Sono mani che scolpiscono, sono mani che con gesti precisi e misurati modellano l’aria intorno alle parole, come modellerebbero la creta intorno a un’immagine o guiderebbero lo scalpello lungo le linee di un’idea. Sono mani di uno scultore, quelle di Graziano Pompili, che recano i segni del fare e raccontano di forza ed esattezza, di delicatezza e di cultura. Quella cultura che trae molto da Heidegger, nel richiamo a titoli da cui traspare già molto del significato del suo lavoro: Poeticamente abita l’uomo, Sotto il cielo sopra la terra, Der Feldweg – Il sentiero tra i campi. Il resto è una poetica che prende vita dalla storia: “Veneri preistoriche, palafitte della pianura povere di tracce e ricche di mistero; incisioni rupestri, forme classiche in marmo e terracotta; i caratteri delle prime scritture pressati sulla tenera argilla… brani di storia che compongono l’alfabeto del mio linguaggio artistico”.
Esule da Fiume a Faenza ancora bambino, Graziano trova nella cittadina romagnola il luogo congeniale a quello che sarà, anni dopo, il suo mestiere: è tra argille e torni, tra forni e smalti che fa sua la ceramica, che impara le tecniche della plastica e comincia a raccogliere antichi cocci dalle campagne circostanti. Piccoli frammenti quasi senza valore, ma che recano il segno dell’uomo nelle loro decorazioni scolorite e scheggiate, che contengono la funzione del quotidiano, anche quando non hanno più una forma compiuta. E in questi piccoli ritrovamenti sono già in essere tutti i temi dell’opera di Pompili che, attraverso forme primarie e minimali, attraverso segni sottili sulla materia, ci conduce in un mondo incantato dove l’anima trova rifugio e rimette assieme i pezzi dei pensieri mediante un unico filo conduttore, quello della memoria.
Il suo laboratorio è un fienile accanto a una casa nella campagna reggiana, calda e accogliente: a piano terra un laboratorio vivo e pulsante, dove crisalidi di opere dialogano intensamente con il loro autore, al piano superiore un atelier raffinato, perfetto nella sua semplicità, disseminato di sculture in marmo e granito, dalle superfici alternativamente ruvide e grezze tanto quanto lisce e morbide, in modo che la pietra possa disvelare tutte le sue potenzialità tattili e cromatiche. Dalle aperture, dal terrazzo, la prospettiva cade sulle sculture più grandi che sorgono dalla terra del giardino e si fanno presenze significanti integrate nella natura, come è avvenuto nella splendida mostra del 2011 allestita dentro e fuori l’imponente rocca di Castel Pergine in Valsugana.
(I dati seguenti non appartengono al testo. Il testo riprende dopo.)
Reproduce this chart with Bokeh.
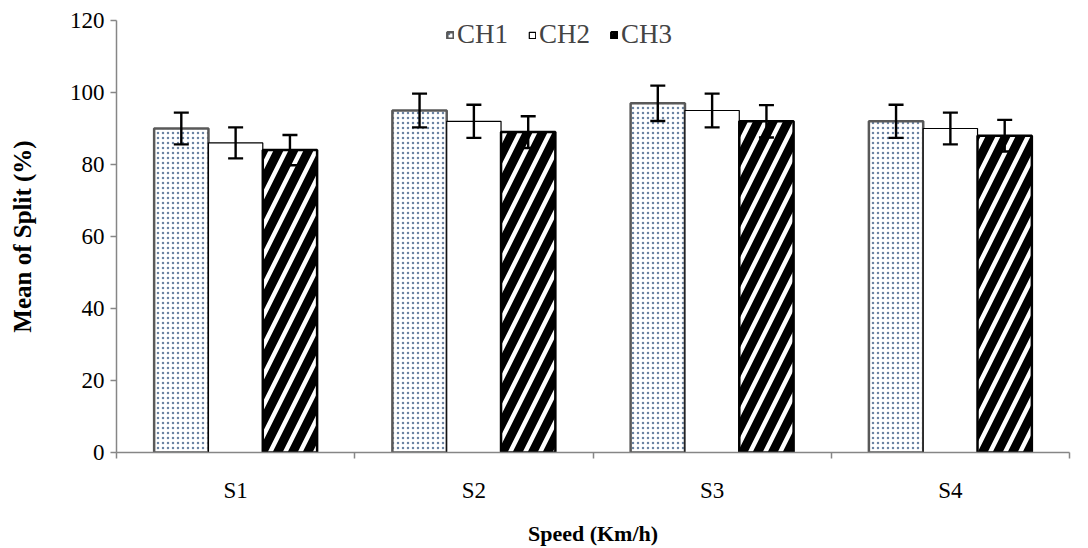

Al tema dell’antico è dedicata la serie delle Ri-archeologie, terrecotte dalle forme classiche intenzionalmente spezzate e ricucite insieme; poi la serie sulla casa, archetipo dell’abitare fin dalla preistoria, con le sue palafitte e terremare e con i volumi cubici e i tetti a falde, nidi chiusi e protetti che popolano l’immaginazione dei bambini; ancora, il tema delle tracce degli uomini nei paesaggi delle dolci colline emiliane, fino allo stagliarsi sorprendente, in mezzo a uno skyline ondulato, della Pietra di Bismantova.
“Graziano Pompili ha dato voce […] a un’idea dell’umana esistenza, che si è messa in viaggio dentro il mistero della vita e le asprezze del mondo con lo sguardo rivolto al futuro, ma con i piedi saldamente piantati dentro il proprio tempo, portandosi addosso, con il simbolo della casa e le esili tracce dell’antico, il fuoco inestinguibile della memoria, senza la quale ci si perde nel cammino della vita” (S. Parmiggiani).